[Data extract]
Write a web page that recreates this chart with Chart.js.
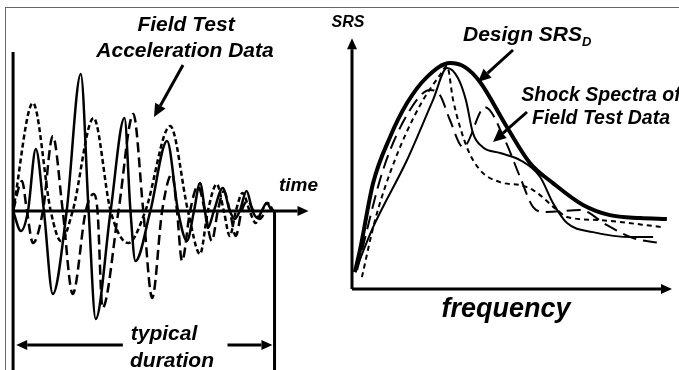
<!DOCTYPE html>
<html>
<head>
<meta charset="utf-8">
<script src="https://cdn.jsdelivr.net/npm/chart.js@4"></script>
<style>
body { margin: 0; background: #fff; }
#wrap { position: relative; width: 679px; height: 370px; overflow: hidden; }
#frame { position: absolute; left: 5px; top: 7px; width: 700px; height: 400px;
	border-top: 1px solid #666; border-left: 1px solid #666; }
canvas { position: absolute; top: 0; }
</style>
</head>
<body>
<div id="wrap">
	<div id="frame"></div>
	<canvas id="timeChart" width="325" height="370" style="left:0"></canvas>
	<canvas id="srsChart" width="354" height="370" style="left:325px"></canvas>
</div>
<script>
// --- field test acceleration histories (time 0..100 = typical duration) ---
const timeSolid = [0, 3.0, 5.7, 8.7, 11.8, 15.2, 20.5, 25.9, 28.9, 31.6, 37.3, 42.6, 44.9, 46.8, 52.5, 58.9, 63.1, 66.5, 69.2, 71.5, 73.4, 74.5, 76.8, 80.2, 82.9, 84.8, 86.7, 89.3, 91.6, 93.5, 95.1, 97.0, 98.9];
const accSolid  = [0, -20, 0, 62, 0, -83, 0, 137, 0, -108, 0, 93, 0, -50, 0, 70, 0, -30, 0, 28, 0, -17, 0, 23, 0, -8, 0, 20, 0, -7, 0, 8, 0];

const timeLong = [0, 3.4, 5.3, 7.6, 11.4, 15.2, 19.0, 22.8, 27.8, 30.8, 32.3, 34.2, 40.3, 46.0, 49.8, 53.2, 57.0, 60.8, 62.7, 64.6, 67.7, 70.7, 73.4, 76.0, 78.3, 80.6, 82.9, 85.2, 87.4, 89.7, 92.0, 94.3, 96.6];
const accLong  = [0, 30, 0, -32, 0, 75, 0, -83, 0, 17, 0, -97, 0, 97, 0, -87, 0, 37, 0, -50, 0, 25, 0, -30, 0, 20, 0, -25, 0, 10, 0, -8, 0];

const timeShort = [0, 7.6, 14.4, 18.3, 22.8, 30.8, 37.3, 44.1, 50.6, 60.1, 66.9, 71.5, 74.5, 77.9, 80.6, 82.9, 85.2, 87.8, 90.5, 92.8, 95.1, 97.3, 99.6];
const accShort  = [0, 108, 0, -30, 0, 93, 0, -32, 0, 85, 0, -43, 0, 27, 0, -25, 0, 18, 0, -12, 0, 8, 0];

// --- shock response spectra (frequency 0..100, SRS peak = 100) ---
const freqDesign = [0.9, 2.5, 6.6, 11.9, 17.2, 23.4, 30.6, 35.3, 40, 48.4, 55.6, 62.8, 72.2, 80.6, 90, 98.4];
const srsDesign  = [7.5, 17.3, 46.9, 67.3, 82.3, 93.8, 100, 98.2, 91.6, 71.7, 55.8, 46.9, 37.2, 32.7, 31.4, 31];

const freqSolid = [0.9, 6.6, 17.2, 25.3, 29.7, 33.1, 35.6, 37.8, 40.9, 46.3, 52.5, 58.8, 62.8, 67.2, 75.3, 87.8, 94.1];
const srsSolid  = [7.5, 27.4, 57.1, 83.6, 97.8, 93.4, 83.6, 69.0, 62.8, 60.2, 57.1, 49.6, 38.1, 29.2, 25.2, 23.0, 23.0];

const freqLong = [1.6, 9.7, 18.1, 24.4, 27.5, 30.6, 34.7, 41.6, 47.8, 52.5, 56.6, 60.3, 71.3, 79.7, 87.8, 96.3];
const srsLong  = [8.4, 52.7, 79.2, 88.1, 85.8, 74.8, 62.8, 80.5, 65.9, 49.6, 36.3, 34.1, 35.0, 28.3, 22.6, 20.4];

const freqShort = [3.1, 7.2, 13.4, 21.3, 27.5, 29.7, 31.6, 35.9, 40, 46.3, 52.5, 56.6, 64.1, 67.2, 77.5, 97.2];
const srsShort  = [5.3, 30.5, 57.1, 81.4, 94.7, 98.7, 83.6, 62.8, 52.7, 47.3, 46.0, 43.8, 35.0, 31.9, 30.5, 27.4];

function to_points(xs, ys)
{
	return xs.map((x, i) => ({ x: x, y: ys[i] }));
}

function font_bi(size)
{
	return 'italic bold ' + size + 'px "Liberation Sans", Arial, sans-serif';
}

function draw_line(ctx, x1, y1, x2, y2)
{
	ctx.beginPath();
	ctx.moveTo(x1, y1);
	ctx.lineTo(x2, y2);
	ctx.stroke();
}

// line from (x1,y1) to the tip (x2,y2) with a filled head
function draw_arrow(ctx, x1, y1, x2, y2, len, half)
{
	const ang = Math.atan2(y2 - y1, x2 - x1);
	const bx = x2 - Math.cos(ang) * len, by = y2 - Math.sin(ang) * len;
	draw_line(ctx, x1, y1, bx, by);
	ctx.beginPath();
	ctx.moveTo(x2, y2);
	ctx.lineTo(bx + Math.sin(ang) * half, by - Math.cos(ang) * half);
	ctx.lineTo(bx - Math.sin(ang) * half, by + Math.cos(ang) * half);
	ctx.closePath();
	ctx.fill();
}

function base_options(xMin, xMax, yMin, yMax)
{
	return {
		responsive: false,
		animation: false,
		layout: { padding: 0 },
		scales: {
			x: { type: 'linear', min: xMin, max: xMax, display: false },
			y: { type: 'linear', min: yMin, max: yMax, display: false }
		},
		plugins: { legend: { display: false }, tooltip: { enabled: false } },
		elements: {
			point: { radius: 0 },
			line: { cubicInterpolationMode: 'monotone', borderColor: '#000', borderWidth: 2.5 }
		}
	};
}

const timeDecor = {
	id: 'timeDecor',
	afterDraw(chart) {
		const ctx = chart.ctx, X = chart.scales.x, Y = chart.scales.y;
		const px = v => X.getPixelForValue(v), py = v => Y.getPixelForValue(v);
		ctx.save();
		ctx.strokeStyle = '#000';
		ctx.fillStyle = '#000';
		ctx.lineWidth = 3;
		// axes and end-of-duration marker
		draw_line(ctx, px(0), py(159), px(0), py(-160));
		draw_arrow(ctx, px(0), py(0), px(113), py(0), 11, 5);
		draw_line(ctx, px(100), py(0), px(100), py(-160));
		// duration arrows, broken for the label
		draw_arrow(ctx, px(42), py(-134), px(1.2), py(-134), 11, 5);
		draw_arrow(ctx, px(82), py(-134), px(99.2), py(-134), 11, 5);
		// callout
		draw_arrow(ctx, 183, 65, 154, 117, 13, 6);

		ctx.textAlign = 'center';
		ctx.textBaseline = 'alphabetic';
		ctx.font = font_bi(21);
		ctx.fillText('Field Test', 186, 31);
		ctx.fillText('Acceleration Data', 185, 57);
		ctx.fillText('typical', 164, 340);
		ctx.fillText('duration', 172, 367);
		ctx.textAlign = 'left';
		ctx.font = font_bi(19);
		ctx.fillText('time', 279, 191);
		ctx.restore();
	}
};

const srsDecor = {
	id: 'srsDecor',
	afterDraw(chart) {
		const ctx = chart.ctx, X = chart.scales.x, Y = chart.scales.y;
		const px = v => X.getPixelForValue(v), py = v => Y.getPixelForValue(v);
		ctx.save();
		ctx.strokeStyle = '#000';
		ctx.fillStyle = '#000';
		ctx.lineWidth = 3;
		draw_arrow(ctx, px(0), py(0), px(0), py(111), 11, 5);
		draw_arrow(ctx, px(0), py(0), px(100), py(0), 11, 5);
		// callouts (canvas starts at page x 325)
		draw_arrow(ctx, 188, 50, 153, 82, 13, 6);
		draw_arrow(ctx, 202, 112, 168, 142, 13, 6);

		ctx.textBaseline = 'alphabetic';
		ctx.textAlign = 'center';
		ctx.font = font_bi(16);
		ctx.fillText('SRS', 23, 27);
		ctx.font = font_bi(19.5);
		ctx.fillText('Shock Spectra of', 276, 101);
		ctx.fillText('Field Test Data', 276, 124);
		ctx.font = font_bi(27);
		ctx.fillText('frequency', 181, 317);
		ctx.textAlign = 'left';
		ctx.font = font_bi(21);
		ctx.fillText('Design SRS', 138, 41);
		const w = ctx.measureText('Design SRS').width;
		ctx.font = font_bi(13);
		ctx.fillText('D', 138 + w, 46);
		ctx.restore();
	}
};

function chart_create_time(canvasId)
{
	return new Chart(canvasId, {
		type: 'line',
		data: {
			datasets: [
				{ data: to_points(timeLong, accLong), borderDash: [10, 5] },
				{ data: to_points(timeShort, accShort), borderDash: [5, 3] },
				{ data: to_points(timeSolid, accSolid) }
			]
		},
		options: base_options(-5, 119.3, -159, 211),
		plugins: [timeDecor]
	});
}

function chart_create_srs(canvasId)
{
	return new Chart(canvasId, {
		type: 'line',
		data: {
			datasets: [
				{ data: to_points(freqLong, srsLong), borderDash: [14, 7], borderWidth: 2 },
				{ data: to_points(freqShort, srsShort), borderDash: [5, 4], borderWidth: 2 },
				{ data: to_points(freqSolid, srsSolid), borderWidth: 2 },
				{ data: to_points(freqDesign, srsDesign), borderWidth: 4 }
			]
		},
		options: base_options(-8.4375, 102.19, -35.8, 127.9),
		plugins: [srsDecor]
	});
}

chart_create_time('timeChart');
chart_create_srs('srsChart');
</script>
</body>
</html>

[Exercise task]
Only lines belong in the copy: transcribe those from the start of the data through the line that contains "0, -7, 0, 8, 0];", and skip the pictures.

[Answer in full]
Write a web page that recreates this chart with Chart.js.
<!DOCTYPE html>
<html>
<head>
<meta charset="utf-8">
<script src="https://cdn.jsdelivr.net/npm/chart.js@4"></script>
<style>
body { margin: 0; background: #fff; }
#wrap { position: relative; width: 679px; height: 370px; overflow: hidden; }
#frame { position: absolute; left: 5px; top: 7px; width: 700px; height: 400px;
	border-top: 1px solid #666; border-left: 1px solid #666; }
canvas { position: absolute; top: 0; }
</style>
</head>
<body>
<div id="wrap">
	<div id="frame"></div>
	<canvas id="timeChart" width="325" height="370" style="left:0"></canvas>
	<canvas id="srsChart" width="354" height="370" style="left:325px"></canvas>
</div>
<script>
// --- field test acceleration histories (time 0..100 = typical duration) ---
const timeSolid = [0, 3.0, 5.7, 8.7, 11.8, 15.2, 20.5, 25.9, 28.9, 31.6, 37.3, 42.6, 44.9, 46.8, 52.5, 58.9, 63.1, 66.5, 69.2, 71.5, 73.4, 74.5, 76.8, 80.2, 82.9, 84.8, 86.7, 89.3, 91.6, 93.5, 95.1, 97.0, 98.9];
const accSolid  = [0, -20, 0, 62, 0, -83, 0, 137, 0, -108, 0, 93, 0, -50, 0, 70, 0, -30, 0, 28, 0, -17, 0, 23, 0, -8, 0, 20, 0, -7, 0, 8, 0];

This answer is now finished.